Ski patrollers at Park City Mountain Resort have reached a contract agreement with Vail Resorts that could end a strike that left the country’s largest ski area struggling with long lines and closed terrain over the recent holidays.
The ski area operator and the Park City Professional Ski Patrol Association late Tuesday announced a new tentative agreement through the 2026-27 ski season, ending a 12-day strike that has made national and international headlines.
The unionized patrollers spent several months negotiating with Vail Resorts for increased pay and benefits before hanging up their skis and striking Dec. 27. It is the first known ski patrol strike in recent decades and a reflection of the growing influence of collective bargaining for resort workers facing skyrocketing home prices and high costs of living in mountain communities.
The Park City City Mountain ski patrollers were scheduled to vote Wednesday on the new contract, according to a joint Instagram post late Tuesday by the Park City patrol union and the United Mountain Workers union that represents more than 1,100 workers at 13 ski areas.
The union’s bargaining committee representing about 200 Park City ski patrollers unanimously endorsed ratification of the new contract.
“The tentative agreement addresses both parties; interests and will end the current strike. Everyone looks forward to restoring normal resort operations and moving forward together as one team,” reads the statement, which notes that neither the patrollers nor Vail Resorts will be commenting further until the contract vote.
Vail Resorts and its Park City Mountain patrollers had reached agreement on 24 of 27 contract items before the strike. Ski patrollers said they were asking for a starting wage of $23 an hour while the resort operator held firm at $21 an hour.
“People have asked, ‘Can’t you just pay patrol $2/hour more? It’s never been about $2. There is a lot of misinformation surrounding these negotiations,” Deirdra Walsh, the chief operating officer at Park City Mountain, wrote in a Jan. 6 guest editorial in The Park Record newspaper. “They are asking for much more than $2/hour. In fact, on the day they went on strike, their demands equaled $7/hour more. Finally, you should know that we have come to the table with compelling offers.”
News of the strike stretched across the globe, with social media posts and news reports showing long lines and Park City Mountain struggling to accommodate holiday crowds with as little more than a quarter of its ski terrain open. Patrollers have raised more than $300,000 through an online fundraising campaign. The backlash against Vail Resorts has been fiery, with a daily deluge of pro-union social media posts as well as plenty of perspectives from irked skiers.

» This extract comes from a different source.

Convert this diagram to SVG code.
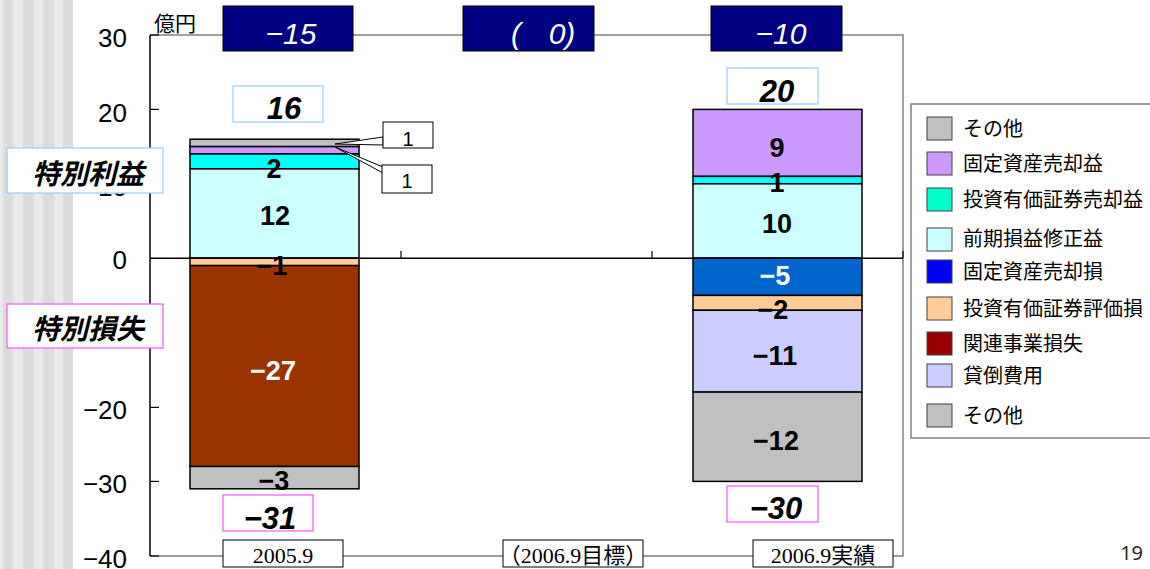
<svg xmlns="http://www.w3.org/2000/svg" width="1150" height="569" viewBox="0 0 1150 569">
<style>
.ax{font-family:"Liberation Sans",Arial,sans-serif;font-size:26px;fill:#000;text-anchor:end}
.bl{font-family:"Liberation Sans",Arial,sans-serif;font-size:27px;font-weight:bold;text-anchor:middle;fill:#000}
.wh{fill:#fff}
.tot{font-family:"Liberation Sans",Arial,sans-serif;font-size:31px;font-weight:bold;font-style:italic;text-anchor:middle;fill:#000}
.nv{font-family:"Liberation Sans",Arial,sans-serif;font-size:30px;font-style:italic;fill:#fff;text-anchor:middle}
.cj{font-family:"Noto Sans CJK JP","Noto Sans",sans-serif}
.lg{font-family:"Noto Sans CJK JP","Noto Sans",sans-serif;font-size:20px;fill:#000}
.cat{font-family:"Liberation Serif","Noto Sans CJK JP",serif;font-size:22px;text-anchor:middle;fill:#000}
.seg{stroke:#000;stroke-width:1.5}
.sw{stroke:#404040;stroke-width:1}
.box{fill:#fff;stroke:#000;stroke-width:1}
</style>
<rect x="0" y="0" width="1150" height="569" fill="#fff"/>
<g id="stripes">
<rect x="0" y="0" width="73" height="569" fill="#e9e9e9"/>
<rect x="3" y="0" width="10" height="569" fill="#dcdcdc"/>
<rect x="23" y="0" width="11" height="569" fill="#dcdcdc"/>
<rect x="43" y="0" width="11" height="569" fill="#dcdcdc"/>
<rect x="63" y="0" width="10" height="569" fill="#dcdcdc"/>
</g>
<g id="axes">
<polyline points="150,35 903,35 903,556 150,556" fill="none" stroke="#808080" stroke-width="1.5"/>
<line x1="150" y1="35" x2="150" y2="556" stroke="#000" stroke-width="1.5"/>
<g stroke="#000" stroke-width="1.2">
<line x1="150" y1="35" x2="159" y2="35"/>
<line x1="150" y1="109.4" x2="159" y2="109.4"/>
<line x1="150" y1="183.8" x2="159" y2="183.8"/>
<line x1="150" y1="333" x2="159" y2="333"/>
<line x1="150" y1="407.4" x2="159" y2="407.4"/>
<line x1="150" y1="481.4" x2="159" y2="481.4"/>
<line x1="150" y1="556" x2="159" y2="556"/>
</g>
<text class="ax" x="127" y="47">30</text>
<text class="ax" x="127" y="122">20</text>
<text class="ax" x="127" y="196">10</text>
<text class="ax" x="127" y="269">0</text>
<text class="ax" x="127" y="419">−20</text>
<text class="ax" x="127" y="493">−30</text>
<text class="ax" x="127" y="568">−40</text>
<text class="cj" x="154" y="31" font-size="21">億円</text>
</g>
<g id="bar-2005">
<rect class="seg" x="190" y="139.2" width="169" height="7.4" fill="#c0c0c0"/>
<rect class="seg" x="190" y="146.6" width="169" height="7.4" fill="#cc99ff"/>
<rect class="seg" x="190" y="154" width="169" height="14.9" fill="#00ffff"/>
<rect class="seg" x="190" y="168.9" width="169" height="89.3" fill="#ccffff"/>
<rect class="seg" x="190" y="258.2" width="169" height="7.4" fill="#ffcc99"/>
<rect class="seg" x="190" y="265.6" width="169" height="200.9" fill="#993300"/>
<rect class="seg" x="190" y="466.5" width="169" height="22.3" fill="#c0c0c0"/>
<text class="bl" x="274" y="178">2</text>
<text class="bl" x="275" y="225">12</text>
<text class="bl" x="272" y="275">−1</text>
<text class="bl wh" x="273" y="380">−27</text>
<text class="bl" x="274" y="490">−3</text>
</g>
<g id="bar-2006">
<rect class="seg" x="693" y="109.4" width="169" height="67" fill="#cc99ff"/>
<rect class="seg" x="693" y="176.4" width="169" height="7.4" fill="#00ffff"/>
<rect class="seg" x="693" y="183.8" width="169" height="74.4" fill="#ccffff"/>
<rect class="seg" x="693" y="258.2" width="169" height="37.2" fill="#0066cc"/>
<rect class="seg" x="693" y="295.4" width="169" height="14.9" fill="#ffcc99"/>
<rect class="seg" x="693" y="310.3" width="169" height="81.8" fill="#ccccff"/>
<rect class="seg" x="693" y="392.1" width="169" height="89.3" fill="#c0c0c0"/>
<text class="bl" x="777" y="157">9</text>
<text class="bl" x="777" y="192">1</text>
<text class="bl" x="777" y="233">10</text>
<text class="bl wh" x="775" y="285" font-size="29">−5</text>
<text class="bl" x="773" y="319">−2</text>
<text class="bl" x="775" y="365">−11</text>
<text class="bl" x="776" y="450">−12</text>
</g>
<g id="zero-line">
<line x1="150" y1="258.2" x2="903" y2="258.2" stroke="#000" stroke-width="1.5"/>
<g stroke="#000" stroke-width="1.2">
<line x1="401" y1="251" x2="401" y2="258"/>
<line x1="652" y1="251" x2="652" y2="258"/>
<line x1="903" y1="251" x2="903" y2="258"/>
</g>
</g>
<g id="connectors">
<polygon points="335,144 383,137 383,145" fill="#fff" stroke="#000" stroke-width="1"/>
<polygon points="335,147 383,167 383,173" fill="#fff" stroke="#000" stroke-width="1"/>
</g>
<g id="callout-1a">
<rect class="box" x="383" y="122" width="50" height="26"/>
<text x="408" y="146" font-family="Liberation Sans,Arial,sans-serif" font-size="20" text-anchor="middle">1</text>
</g>
<g id="callout-1b">
<rect class="box" x="382" y="165" width="50" height="28"/>
<text x="407" y="188" font-family="Liberation Sans,Arial,sans-serif" font-size="20" text-anchor="middle">1</text>
</g>
<g id="total-16">
<rect x="233" y="86" width="90" height="36" fill="#fff" stroke="#99ccff" stroke-width="1.2"/>
<text class="tot" x="284" y="119">16</text>
</g>
<g id="total-20">
<rect x="727" y="68" width="91" height="36" fill="#fff" stroke="#99ccff" stroke-width="1.2"/>
<text class="tot" x="777" y="102">20</text>
</g>
<g id="total-m31">
<rect x="223" y="495" width="90" height="36" fill="#fff" stroke="#ff55ff" stroke-width="1.2"/>
<text class="tot" x="270" y="529">−31</text>
</g>
<g id="total-m30">
<rect x="727" y="486" width="91" height="36" fill="#fff" stroke="#ff55ff" stroke-width="1.2"/>
<text class="tot" x="776" y="519">−30</text>
</g>
<g id="diff-m15">
<rect x="223" y="6" width="130" height="45" fill="#000080" stroke="#000" stroke-width="1"/>
<text class="nv" x="291" y="44">−15</text>
</g>
<g id="diff-0">
<rect x="463" y="6" width="131" height="45" fill="#000080" stroke="#000" stroke-width="1"/>
<text class="nv" x="516" y="44">(<tspan x="562">0)</tspan></text>
</g>
<g id="diff-m10">
<rect x="711" y="6" width="131" height="45" fill="#000080" stroke="#000" stroke-width="1"/>
<text class="nv" x="781" y="44">−10</text>
</g>
<g id="label-gain">
<rect x="7" y="148" width="156" height="45" fill="#fff" stroke="#99ccff" stroke-width="1.2"/>
<text class="cj" x="88" y="184" font-size="28" font-weight="bold" font-style="italic" text-anchor="middle">特別利益</text>
</g>
<g id="label-loss">
<rect x="7" y="304" width="156" height="44" fill="#fff" stroke="#ff55ff" stroke-width="1.2"/>
<text class="cj" x="88" y="339" font-size="28" font-weight="bold" font-style="italic" text-anchor="middle">特別損失</text>
</g>
<g id="categories">
<rect class="box" x="223" y="540" width="120" height="27"/>
<text class="cat" x="283" y="563">2005.9</text>
<rect class="box" x="503" y="540" width="140" height="27"/>
<text class="cat" x="573" y="563">（2006.9目標）</text>
<rect class="box" x="753" y="540" width="140" height="27"/>
<text class="cat" x="823" y="563">2006.9実績</text>
</g>
<g id="legend">
<rect x="911" y="104" width="245" height="334" fill="#fff" stroke="#808080" stroke-width="1.5"/>
<rect class="sw" x="927" y="117" width="25" height="23" fill="#c0c0c0"/>
<text class="lg" x="963" y="136">その他</text>
<rect class="sw" x="927" y="152" width="25" height="23" fill="#cc99ff"/>
<text class="lg" x="963" y="171">固定資産売却益</text>
<rect class="sw" x="927" y="188" width="25" height="23" fill="#00ffcc"/>
<text class="lg" x="963" y="207">投資有価証券売却益</text>
<rect class="sw" x="927" y="228" width="25" height="23" fill="#ccffff"/>
<text class="lg" x="963" y="246">前期損益修正益</text>
<rect class="sw" x="927" y="260" width="25" height="23" fill="#0000ff"/>
<text class="lg" x="963" y="279">固定資産売却損</text>
<rect class="sw" x="927" y="297" width="25" height="23" fill="#ffcc99"/>
<text class="lg" x="963" y="316">投資有価証券評価損</text>
<rect class="sw" x="927" y="332" width="25" height="23" fill="#990000"/>
<text class="lg" x="963" y="351">関連事業損失</text>
<rect class="sw" x="927" y="364" width="25" height="23" fill="#ccccff"/>
<text class="lg" x="963" y="383">貸倒費用</text>
<rect class="sw" x="927" y="404" width="25" height="23" fill="#c0c0c0"/>
<text class="lg" x="963" y="423">その他</text>
</g>
<text x="1143" y="560" font-family="Open Sans,Liberation Sans,sans-serif" font-size="20" text-anchor="end" fill="#222">19</text>
</svg>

This week the company listed a job opening on LinkedIn seeking a senior manager of communications for both Crested Butte Mountain Resort and Park City Mountain.The company is in the middle of contract negotiations with Keystone ski patrollers and lift mechanics at its Crested Butte Mountain Resort. Patrollers who unionized last year at Keystone are meeting with Vail Resorts administrators Wednesday.